Factoring is the process of writing an algebraic expression as a product of its factors. Once you’ve identified the GCF, you can factor it out of each term in the expression. For instance, in the numerator \( 3x - 6 \), since the GCF is 3, we can express it as \( 3(x - 2) \). Similarly, in the denominator \( 4x - 8 \), we can factor it as \( 4(x - 2) \). Factoring makes it easier to simplify the fraction, as common factors in the numerator and denominator can be canceled.

After factoring the numerator and the denominator, the next step is to simplify the fraction. Substitute the factored forms back into the fraction.

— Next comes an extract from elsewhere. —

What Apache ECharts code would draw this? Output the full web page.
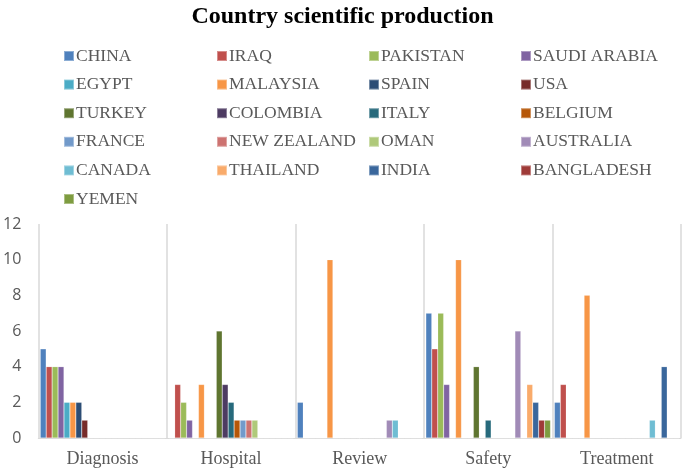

For example:

• Numerator: \( 3(x - 2) \)
• Denominator: \( 4(x - 2) \)

So, the fraction becomes \( \frac{3(x - 2)}{4(x - 2)} \). Since \( (x - 2) \) is common in both, it can be canceled out, resulting in \( \frac{3}{4} \). This is your simplified fraction. Simplifying fractions involves canceling out common factors, reducing the fraction to its simplest form. Always ensure the expressions are factored completely before canceling to avoid any mistakes.